#### WRITTEN TASK:
Include in the output only the lines from the opening of the records through the line containing "W, H = 651, 571", each printed exactly; pictures are omitted.

#### DATA ENTRIES:
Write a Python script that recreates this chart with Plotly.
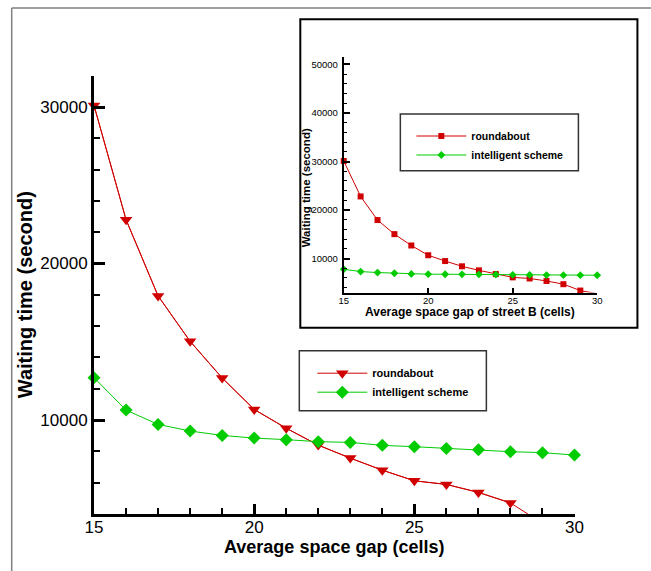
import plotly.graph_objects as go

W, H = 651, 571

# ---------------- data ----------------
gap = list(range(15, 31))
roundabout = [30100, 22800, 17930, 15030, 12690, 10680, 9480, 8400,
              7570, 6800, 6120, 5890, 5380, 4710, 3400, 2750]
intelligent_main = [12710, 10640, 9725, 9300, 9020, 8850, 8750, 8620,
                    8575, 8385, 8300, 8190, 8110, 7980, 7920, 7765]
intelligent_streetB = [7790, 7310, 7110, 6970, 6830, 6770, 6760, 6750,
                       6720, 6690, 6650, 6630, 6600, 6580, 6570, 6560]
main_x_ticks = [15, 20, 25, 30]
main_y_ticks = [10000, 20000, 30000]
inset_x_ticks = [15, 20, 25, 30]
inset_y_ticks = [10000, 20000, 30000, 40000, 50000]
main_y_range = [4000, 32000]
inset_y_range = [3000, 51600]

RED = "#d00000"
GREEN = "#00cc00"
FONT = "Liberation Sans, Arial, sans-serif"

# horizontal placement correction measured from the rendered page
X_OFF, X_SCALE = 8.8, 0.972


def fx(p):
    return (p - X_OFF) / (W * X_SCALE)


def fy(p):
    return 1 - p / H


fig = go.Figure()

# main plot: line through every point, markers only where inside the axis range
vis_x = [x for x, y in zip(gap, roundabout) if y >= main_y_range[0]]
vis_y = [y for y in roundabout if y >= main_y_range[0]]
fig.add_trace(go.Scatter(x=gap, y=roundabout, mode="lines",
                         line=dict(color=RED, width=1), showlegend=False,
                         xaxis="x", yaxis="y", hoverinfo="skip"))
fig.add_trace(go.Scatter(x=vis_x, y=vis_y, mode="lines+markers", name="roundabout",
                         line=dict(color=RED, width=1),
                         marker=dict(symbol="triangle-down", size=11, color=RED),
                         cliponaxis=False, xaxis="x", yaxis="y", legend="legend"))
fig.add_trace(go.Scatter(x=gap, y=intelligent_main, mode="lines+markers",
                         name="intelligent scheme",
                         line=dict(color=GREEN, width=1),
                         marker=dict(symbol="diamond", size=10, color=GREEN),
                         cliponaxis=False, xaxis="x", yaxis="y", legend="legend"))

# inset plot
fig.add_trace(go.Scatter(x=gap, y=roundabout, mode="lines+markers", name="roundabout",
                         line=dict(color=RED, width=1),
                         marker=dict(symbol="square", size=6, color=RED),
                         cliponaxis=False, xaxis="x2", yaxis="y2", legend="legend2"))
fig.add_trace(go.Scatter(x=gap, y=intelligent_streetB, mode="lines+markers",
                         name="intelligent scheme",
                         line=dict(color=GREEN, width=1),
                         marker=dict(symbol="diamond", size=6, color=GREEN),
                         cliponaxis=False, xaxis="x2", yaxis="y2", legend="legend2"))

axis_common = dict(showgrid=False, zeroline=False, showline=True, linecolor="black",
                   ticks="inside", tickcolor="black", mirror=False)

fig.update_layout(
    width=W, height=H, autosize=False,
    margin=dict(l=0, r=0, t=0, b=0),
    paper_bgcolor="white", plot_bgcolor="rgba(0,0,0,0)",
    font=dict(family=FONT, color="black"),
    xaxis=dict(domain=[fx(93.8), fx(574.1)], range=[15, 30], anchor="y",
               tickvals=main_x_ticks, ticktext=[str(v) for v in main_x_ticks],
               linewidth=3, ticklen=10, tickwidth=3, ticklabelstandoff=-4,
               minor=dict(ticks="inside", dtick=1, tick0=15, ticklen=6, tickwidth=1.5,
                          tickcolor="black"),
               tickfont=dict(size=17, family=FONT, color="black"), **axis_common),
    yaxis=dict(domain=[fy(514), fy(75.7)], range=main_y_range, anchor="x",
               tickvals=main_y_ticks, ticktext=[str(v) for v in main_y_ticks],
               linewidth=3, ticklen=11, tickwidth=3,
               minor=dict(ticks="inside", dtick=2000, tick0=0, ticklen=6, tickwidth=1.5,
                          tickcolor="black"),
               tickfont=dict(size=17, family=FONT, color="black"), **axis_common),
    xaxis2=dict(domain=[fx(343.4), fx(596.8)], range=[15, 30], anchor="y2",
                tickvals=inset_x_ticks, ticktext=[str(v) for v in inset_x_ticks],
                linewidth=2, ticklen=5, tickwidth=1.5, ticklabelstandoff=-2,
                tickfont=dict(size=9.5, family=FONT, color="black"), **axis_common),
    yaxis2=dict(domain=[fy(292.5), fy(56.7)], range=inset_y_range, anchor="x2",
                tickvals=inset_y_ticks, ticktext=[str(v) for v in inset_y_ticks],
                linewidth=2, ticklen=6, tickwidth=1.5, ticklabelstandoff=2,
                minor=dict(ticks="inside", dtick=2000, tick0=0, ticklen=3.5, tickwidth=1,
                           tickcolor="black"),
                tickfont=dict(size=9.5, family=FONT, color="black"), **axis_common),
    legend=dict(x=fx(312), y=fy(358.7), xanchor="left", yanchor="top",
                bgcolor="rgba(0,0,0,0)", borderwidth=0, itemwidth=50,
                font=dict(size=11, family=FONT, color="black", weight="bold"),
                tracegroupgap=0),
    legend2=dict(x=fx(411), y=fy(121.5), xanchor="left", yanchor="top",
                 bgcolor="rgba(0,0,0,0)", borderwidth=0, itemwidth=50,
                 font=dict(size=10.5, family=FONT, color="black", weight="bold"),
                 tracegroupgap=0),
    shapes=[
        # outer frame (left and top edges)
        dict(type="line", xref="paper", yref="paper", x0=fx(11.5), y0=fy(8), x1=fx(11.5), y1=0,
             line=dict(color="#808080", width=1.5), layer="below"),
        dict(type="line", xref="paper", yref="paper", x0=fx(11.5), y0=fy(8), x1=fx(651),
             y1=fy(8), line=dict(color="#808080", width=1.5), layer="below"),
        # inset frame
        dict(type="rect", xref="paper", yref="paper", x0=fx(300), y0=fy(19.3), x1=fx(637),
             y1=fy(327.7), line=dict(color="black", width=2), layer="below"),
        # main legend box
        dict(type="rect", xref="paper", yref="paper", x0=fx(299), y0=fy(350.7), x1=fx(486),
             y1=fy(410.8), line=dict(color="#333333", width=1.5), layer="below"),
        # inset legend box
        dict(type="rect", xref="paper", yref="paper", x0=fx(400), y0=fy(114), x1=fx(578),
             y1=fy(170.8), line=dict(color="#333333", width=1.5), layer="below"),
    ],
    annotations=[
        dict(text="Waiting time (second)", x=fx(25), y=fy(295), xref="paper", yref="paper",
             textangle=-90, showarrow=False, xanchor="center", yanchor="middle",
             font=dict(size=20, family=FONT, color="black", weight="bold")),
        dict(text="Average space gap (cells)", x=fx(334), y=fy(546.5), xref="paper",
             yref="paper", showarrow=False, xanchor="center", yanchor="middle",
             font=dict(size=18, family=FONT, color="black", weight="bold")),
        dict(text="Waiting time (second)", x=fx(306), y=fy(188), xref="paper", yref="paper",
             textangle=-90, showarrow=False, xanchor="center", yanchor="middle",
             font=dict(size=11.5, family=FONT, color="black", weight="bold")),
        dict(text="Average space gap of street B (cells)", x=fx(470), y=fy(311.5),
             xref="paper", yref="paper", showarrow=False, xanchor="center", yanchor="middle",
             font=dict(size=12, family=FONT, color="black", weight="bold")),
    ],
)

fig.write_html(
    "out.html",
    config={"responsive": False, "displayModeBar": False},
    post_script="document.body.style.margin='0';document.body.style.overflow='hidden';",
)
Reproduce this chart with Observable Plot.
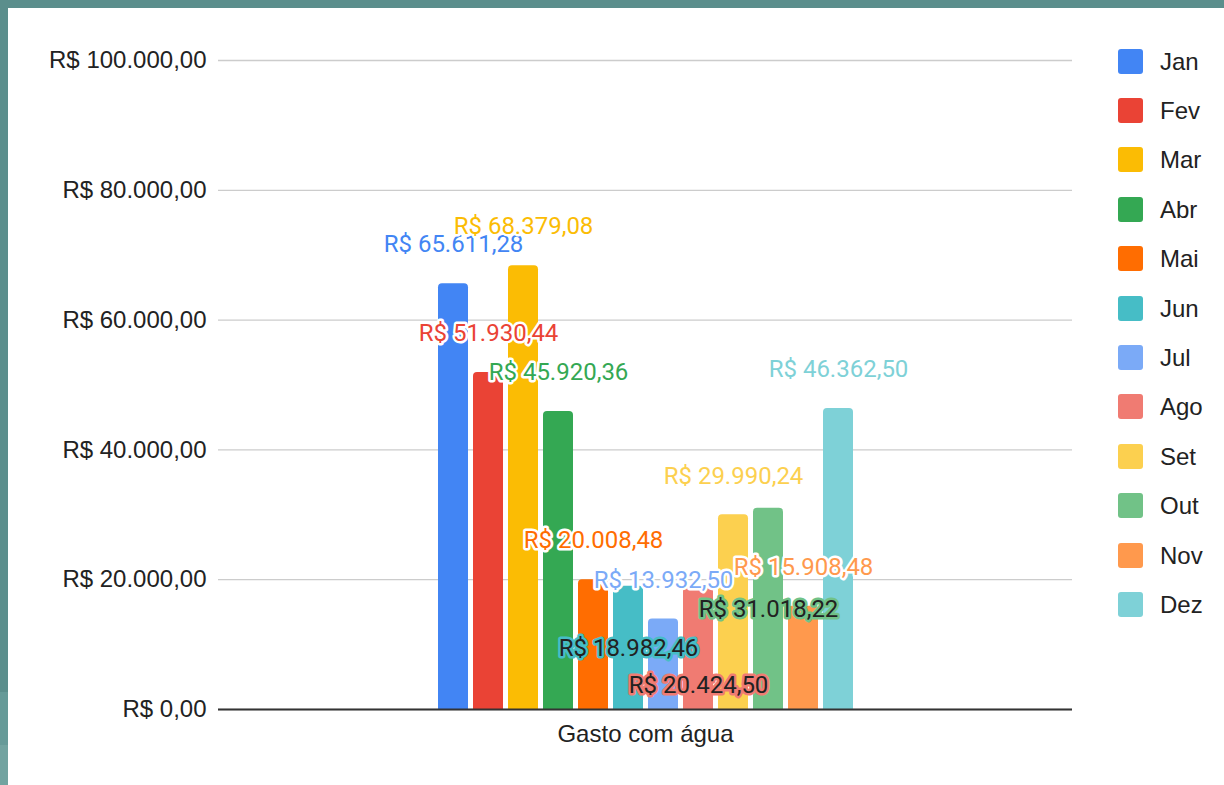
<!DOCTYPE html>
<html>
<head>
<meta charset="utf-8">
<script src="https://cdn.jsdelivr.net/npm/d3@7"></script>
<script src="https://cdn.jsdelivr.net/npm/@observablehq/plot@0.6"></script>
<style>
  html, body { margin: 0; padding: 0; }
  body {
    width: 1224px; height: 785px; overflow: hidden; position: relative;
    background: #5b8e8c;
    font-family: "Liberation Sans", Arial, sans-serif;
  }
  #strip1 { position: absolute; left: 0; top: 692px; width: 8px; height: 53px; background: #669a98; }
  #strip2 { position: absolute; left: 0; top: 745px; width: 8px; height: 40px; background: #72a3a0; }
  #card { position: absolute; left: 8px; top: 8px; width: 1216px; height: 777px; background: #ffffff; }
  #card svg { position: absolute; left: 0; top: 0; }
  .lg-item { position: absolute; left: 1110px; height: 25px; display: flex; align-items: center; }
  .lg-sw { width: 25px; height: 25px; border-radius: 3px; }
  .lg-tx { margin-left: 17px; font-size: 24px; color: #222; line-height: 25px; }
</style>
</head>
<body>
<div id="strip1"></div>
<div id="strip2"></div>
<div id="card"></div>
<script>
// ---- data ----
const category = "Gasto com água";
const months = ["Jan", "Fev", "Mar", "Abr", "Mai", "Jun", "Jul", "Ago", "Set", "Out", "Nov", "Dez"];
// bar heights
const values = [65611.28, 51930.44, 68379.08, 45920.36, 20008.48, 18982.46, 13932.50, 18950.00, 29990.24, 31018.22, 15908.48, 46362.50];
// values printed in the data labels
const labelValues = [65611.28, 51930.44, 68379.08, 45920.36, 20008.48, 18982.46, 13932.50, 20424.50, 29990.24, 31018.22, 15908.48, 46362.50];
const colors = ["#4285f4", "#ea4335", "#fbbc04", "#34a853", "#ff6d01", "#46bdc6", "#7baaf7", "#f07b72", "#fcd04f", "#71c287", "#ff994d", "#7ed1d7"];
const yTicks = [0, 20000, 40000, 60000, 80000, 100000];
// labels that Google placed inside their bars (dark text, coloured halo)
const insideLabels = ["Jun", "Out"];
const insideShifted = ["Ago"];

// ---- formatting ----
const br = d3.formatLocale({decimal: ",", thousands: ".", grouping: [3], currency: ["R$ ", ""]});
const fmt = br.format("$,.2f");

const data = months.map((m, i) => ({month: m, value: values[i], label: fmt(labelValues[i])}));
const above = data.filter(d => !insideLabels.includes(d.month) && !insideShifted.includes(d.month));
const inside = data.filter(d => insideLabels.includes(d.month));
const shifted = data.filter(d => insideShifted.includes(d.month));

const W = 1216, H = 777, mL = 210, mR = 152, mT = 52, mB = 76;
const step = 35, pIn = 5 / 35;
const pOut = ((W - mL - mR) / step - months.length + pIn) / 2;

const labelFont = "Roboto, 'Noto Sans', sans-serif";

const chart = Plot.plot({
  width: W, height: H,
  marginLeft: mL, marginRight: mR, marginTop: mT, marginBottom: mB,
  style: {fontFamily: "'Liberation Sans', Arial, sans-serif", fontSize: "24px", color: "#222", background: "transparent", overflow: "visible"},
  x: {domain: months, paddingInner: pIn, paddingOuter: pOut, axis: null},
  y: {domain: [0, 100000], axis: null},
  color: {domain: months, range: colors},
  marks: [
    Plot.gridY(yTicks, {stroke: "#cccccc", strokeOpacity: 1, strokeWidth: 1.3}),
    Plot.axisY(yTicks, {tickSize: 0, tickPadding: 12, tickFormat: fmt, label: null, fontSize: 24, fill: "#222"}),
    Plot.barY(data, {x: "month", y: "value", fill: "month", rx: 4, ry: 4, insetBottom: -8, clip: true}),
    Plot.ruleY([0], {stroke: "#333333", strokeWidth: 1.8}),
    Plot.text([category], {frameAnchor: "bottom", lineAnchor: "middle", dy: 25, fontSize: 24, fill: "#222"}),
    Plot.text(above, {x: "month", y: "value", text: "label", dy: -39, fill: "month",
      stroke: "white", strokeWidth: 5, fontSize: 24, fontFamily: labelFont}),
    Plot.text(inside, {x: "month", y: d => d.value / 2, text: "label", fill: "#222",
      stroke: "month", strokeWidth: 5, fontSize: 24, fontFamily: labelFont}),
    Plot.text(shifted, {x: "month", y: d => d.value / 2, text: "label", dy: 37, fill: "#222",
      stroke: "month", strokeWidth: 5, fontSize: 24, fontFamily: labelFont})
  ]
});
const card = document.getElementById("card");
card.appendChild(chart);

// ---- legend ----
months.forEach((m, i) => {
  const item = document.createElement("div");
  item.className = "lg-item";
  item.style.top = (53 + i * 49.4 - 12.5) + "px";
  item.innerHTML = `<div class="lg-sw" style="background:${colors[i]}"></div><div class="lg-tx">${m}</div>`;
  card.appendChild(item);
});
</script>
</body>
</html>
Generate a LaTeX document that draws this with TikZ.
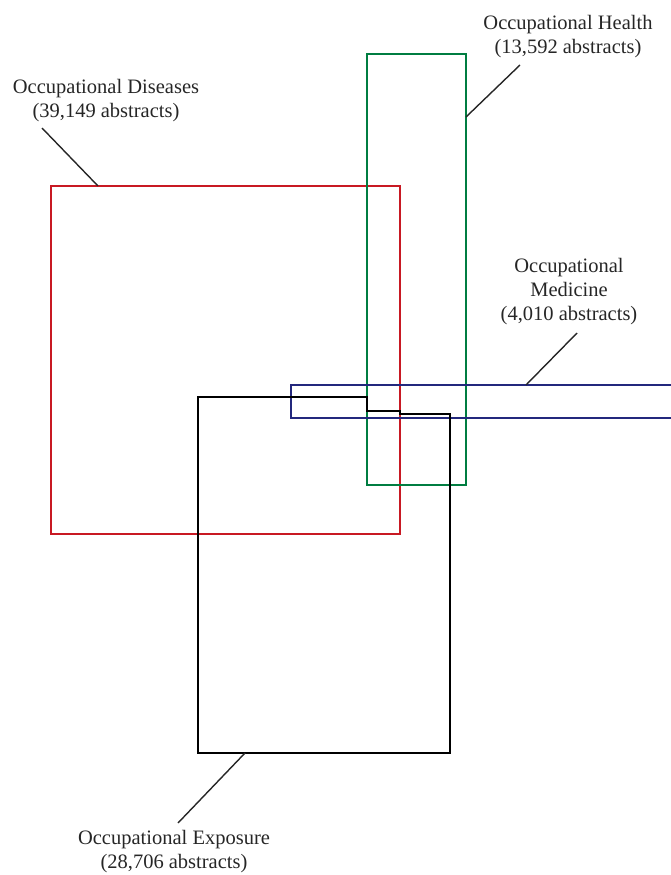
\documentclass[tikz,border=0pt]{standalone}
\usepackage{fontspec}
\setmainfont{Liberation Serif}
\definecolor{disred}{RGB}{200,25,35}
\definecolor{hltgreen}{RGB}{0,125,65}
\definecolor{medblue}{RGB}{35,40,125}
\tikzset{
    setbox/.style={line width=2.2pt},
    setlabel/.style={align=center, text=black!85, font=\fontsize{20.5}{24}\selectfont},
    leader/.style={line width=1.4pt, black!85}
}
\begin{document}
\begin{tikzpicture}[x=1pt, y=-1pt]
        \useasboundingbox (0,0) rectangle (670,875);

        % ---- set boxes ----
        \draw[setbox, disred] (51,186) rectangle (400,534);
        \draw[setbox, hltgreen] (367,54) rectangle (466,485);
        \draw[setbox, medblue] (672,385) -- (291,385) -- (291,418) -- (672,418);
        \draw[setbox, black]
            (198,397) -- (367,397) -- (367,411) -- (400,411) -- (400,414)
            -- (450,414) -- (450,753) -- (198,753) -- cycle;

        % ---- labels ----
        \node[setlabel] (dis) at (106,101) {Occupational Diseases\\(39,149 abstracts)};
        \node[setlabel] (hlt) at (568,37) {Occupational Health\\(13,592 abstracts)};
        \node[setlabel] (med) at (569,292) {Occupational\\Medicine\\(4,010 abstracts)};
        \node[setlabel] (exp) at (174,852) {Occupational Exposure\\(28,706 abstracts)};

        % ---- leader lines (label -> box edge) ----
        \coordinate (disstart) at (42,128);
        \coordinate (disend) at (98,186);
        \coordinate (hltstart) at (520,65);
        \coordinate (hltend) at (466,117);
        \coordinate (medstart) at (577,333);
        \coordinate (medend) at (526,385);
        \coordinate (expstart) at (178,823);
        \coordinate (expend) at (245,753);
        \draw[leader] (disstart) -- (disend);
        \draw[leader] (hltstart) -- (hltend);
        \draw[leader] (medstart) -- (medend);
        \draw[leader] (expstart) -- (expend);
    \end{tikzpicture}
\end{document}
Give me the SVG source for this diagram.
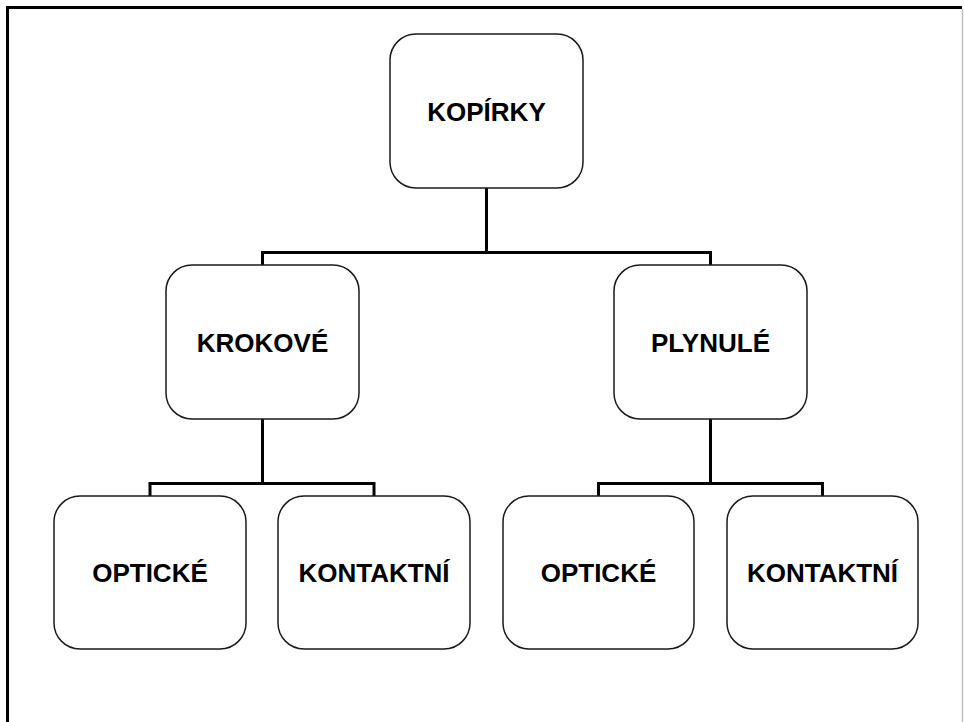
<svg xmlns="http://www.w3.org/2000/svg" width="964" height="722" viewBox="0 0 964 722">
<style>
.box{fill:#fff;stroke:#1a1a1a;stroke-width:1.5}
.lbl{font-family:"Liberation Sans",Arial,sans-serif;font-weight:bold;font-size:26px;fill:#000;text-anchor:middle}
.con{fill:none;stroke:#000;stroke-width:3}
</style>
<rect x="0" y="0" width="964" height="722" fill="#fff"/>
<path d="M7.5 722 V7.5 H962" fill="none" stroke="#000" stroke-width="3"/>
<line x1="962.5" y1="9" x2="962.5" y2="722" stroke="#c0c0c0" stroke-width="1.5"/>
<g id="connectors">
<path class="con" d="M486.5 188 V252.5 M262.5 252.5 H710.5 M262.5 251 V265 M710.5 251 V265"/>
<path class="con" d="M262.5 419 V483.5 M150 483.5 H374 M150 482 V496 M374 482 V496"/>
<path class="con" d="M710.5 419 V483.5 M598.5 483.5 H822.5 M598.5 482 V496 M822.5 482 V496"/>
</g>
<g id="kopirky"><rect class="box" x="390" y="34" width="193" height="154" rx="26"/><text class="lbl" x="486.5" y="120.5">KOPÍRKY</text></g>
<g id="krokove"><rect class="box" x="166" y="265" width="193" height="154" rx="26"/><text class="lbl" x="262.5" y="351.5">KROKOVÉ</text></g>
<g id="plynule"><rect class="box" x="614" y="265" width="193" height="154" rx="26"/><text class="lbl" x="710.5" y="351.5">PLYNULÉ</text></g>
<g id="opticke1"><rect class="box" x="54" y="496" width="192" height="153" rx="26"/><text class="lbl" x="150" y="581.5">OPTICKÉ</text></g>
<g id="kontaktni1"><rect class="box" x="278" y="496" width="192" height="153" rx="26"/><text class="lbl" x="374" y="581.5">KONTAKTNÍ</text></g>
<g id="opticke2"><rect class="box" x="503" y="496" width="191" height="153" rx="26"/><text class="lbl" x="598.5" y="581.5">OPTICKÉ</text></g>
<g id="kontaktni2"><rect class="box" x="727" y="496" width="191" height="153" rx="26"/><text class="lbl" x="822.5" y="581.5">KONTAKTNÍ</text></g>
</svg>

#### SOLUTION:
Write a Python script that recreates this chart with Plotly.
import plotly.graph_objects as go

W, H = 651, 571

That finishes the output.